CHALLENGE
In the records below, find the line that contains "Write a Python" and the line that contains "0.268, 0.224, 0.194]"; write out exactly those two lines and everything between them, without the pictures.
════════
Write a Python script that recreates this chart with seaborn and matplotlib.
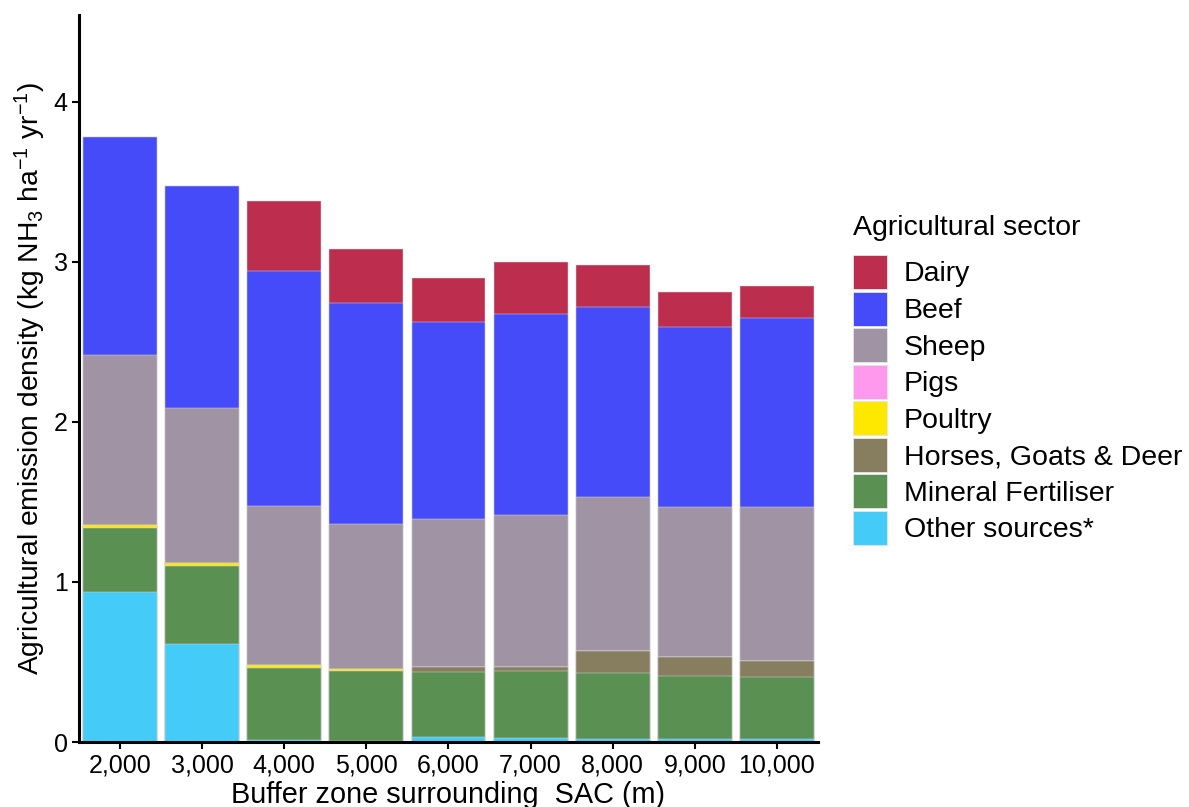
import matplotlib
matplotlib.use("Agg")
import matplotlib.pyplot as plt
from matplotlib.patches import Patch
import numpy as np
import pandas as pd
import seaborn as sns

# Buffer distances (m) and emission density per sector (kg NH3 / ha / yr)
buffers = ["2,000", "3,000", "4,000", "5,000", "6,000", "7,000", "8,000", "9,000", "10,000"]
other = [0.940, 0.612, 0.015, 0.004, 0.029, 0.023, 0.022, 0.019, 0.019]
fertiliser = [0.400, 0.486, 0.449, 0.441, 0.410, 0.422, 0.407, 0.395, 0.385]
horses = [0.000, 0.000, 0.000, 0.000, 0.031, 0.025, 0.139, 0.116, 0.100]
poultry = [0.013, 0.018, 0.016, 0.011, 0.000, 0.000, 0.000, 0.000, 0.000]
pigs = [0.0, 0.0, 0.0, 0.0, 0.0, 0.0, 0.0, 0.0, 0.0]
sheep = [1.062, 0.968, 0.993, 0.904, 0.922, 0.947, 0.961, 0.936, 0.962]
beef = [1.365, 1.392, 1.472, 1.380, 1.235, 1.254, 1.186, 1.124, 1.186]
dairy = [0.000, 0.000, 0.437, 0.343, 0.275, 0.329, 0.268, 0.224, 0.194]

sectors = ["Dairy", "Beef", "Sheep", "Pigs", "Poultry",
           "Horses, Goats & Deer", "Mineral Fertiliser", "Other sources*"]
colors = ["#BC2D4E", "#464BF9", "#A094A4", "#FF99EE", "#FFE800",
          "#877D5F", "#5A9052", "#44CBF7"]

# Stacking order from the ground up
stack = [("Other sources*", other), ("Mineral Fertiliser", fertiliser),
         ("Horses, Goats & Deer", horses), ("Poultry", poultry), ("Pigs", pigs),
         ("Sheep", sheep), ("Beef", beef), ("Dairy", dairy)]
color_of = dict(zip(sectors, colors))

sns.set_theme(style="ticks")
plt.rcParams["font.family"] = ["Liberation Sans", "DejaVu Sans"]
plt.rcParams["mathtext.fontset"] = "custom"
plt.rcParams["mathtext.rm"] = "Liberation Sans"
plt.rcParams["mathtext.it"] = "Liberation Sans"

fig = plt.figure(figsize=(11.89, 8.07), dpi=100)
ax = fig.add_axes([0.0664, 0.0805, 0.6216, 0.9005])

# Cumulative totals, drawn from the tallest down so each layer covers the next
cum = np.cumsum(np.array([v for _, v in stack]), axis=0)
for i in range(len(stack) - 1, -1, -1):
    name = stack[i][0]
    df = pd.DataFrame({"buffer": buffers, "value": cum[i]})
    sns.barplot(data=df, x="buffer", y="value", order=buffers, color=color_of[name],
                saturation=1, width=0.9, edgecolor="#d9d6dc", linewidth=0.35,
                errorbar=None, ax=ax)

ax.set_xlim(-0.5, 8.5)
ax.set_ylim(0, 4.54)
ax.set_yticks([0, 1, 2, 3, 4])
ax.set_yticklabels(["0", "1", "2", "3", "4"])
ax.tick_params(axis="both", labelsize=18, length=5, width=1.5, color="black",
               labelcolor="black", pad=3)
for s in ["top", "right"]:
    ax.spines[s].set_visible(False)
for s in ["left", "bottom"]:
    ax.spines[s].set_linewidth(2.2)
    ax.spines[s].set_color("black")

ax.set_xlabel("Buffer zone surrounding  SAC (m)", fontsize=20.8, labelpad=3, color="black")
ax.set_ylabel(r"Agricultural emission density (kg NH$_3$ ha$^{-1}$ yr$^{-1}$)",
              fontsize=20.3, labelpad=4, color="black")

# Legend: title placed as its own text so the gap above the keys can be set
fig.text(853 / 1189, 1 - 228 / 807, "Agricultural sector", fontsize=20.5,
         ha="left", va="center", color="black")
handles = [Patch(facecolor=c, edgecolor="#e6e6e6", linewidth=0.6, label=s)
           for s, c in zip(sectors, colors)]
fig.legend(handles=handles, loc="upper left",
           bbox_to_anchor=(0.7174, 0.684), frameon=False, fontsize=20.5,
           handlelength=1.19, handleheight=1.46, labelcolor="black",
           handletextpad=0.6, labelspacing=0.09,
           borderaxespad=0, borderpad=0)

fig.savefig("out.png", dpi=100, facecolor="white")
════════
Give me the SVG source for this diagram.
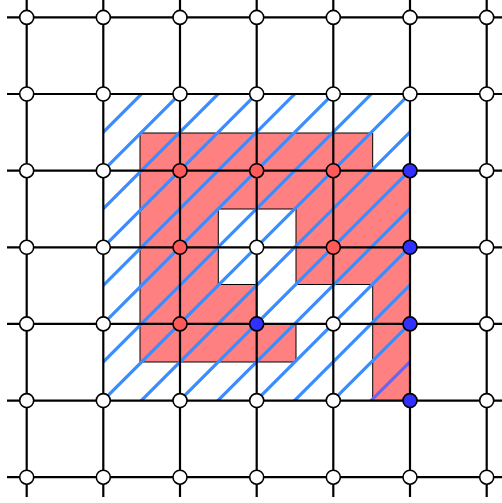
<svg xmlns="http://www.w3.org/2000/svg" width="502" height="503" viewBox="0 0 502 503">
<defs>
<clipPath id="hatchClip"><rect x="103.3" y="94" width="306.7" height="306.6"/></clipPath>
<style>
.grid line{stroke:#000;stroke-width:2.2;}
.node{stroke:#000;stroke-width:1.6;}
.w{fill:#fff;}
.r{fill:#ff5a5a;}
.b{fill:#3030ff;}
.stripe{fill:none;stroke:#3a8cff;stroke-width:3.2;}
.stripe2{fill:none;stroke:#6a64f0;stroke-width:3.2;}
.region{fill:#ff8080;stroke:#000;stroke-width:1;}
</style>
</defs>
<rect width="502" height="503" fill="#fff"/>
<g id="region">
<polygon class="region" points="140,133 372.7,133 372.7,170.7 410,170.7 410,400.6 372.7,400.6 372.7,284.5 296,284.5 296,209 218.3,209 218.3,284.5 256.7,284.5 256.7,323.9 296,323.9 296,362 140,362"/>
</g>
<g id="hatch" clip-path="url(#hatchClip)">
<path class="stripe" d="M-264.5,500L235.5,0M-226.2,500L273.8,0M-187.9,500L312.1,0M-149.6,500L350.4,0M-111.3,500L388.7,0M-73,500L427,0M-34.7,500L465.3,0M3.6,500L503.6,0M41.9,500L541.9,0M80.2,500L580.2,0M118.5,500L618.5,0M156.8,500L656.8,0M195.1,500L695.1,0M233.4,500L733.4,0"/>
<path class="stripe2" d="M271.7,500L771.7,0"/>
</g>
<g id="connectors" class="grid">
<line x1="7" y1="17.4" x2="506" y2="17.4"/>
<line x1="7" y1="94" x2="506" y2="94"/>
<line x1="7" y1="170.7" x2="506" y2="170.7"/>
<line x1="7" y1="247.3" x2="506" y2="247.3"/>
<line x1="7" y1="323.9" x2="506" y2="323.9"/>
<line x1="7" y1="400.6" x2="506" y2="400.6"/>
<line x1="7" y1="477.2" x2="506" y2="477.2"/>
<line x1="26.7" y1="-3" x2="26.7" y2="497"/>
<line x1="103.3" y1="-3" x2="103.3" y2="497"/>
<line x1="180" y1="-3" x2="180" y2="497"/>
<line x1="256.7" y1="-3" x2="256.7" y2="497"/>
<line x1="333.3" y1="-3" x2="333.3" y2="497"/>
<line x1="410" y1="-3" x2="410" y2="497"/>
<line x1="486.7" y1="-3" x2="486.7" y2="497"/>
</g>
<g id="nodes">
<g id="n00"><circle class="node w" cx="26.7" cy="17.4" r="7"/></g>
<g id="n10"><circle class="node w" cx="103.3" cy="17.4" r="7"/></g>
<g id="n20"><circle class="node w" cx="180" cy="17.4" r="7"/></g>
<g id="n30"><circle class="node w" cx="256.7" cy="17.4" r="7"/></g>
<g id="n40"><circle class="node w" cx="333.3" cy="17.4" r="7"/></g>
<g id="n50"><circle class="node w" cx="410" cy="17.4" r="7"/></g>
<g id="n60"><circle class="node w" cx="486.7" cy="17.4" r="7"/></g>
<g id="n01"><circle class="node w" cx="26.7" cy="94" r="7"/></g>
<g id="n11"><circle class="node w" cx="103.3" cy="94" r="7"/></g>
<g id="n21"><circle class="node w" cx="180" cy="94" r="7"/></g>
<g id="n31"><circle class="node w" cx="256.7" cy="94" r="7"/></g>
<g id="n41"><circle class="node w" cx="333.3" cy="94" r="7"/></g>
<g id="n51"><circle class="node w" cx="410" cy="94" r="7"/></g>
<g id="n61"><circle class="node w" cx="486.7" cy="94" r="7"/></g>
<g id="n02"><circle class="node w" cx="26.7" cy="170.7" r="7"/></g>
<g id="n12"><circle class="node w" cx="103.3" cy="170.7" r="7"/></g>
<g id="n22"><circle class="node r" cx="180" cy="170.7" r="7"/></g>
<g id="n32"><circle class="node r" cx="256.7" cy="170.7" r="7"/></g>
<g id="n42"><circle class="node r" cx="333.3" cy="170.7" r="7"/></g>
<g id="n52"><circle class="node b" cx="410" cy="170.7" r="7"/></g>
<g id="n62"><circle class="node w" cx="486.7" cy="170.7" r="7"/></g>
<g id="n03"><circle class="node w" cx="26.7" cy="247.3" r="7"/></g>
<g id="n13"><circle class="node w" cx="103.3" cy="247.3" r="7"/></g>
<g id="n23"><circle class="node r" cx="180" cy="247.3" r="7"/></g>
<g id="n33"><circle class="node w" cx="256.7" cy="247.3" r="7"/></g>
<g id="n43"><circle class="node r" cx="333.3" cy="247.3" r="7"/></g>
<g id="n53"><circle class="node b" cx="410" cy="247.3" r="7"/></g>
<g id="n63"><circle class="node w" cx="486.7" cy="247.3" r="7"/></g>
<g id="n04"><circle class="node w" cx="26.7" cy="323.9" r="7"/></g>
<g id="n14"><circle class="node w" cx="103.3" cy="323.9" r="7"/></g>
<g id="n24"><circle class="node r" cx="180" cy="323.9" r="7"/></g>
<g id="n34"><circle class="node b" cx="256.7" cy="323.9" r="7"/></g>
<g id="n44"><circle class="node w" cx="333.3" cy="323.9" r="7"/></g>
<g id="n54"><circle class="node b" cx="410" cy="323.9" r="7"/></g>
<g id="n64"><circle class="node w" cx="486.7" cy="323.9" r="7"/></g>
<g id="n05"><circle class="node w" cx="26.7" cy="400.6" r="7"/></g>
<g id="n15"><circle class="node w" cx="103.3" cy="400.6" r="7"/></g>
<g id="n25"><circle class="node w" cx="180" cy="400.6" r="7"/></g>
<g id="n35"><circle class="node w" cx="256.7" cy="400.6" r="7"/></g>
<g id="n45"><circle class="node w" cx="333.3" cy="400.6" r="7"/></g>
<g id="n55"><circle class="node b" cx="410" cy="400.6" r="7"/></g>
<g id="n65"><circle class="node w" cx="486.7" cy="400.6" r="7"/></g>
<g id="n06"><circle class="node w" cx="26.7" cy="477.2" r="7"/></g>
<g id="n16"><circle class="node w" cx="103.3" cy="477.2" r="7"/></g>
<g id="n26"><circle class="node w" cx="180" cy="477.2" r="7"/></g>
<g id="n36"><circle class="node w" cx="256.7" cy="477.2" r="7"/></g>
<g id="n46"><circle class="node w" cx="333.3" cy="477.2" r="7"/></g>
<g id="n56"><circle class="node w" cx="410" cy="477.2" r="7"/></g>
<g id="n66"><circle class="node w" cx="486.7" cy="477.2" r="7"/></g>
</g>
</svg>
════════
WRITTEN REPLY
Write a Python script that recreates this chart with seaborn and matplotlib.
import matplotlib
matplotlib.use("Agg")
import matplotlib.pyplot as plt
from matplotlib.patches import Patch
import numpy as np
import pandas as pd
import seaborn as sns

# Buffer distances (m) and emission density per sector (kg NH3 / ha / yr)
buffers = ["2,000", "3,000", "4,000", "5,000", "6,000", "7,000", "8,000", "9,000", "10,000"]
other = [0.940, 0.612, 0.015, 0.004, 0.029, 0.023, 0.022, 0.019, 0.019]
fertiliser = [0.400, 0.486, 0.449, 0.441, 0.410, 0.422, 0.407, 0.395, 0.385]
horses = [0.000, 0.000, 0.000, 0.000, 0.031, 0.025, 0.139, 0.116, 0.100]
poultry = [0.013, 0.018, 0.016, 0.011, 0.000, 0.000, 0.000, 0.000, 0.000]
pigs = [0.0, 0.0, 0.0, 0.0, 0.0, 0.0, 0.0, 0.0, 0.0]
sheep = [1.062, 0.968, 0.993, 0.904, 0.922, 0.947, 0.961, 0.936, 0.962]
beef = [1.365, 1.392, 1.472, 1.380, 1.235, 1.254, 1.186, 1.124, 1.186]
dairy = [0.000, 0.000, 0.437, 0.343, 0.275, 0.329, 0.268, 0.224, 0.194]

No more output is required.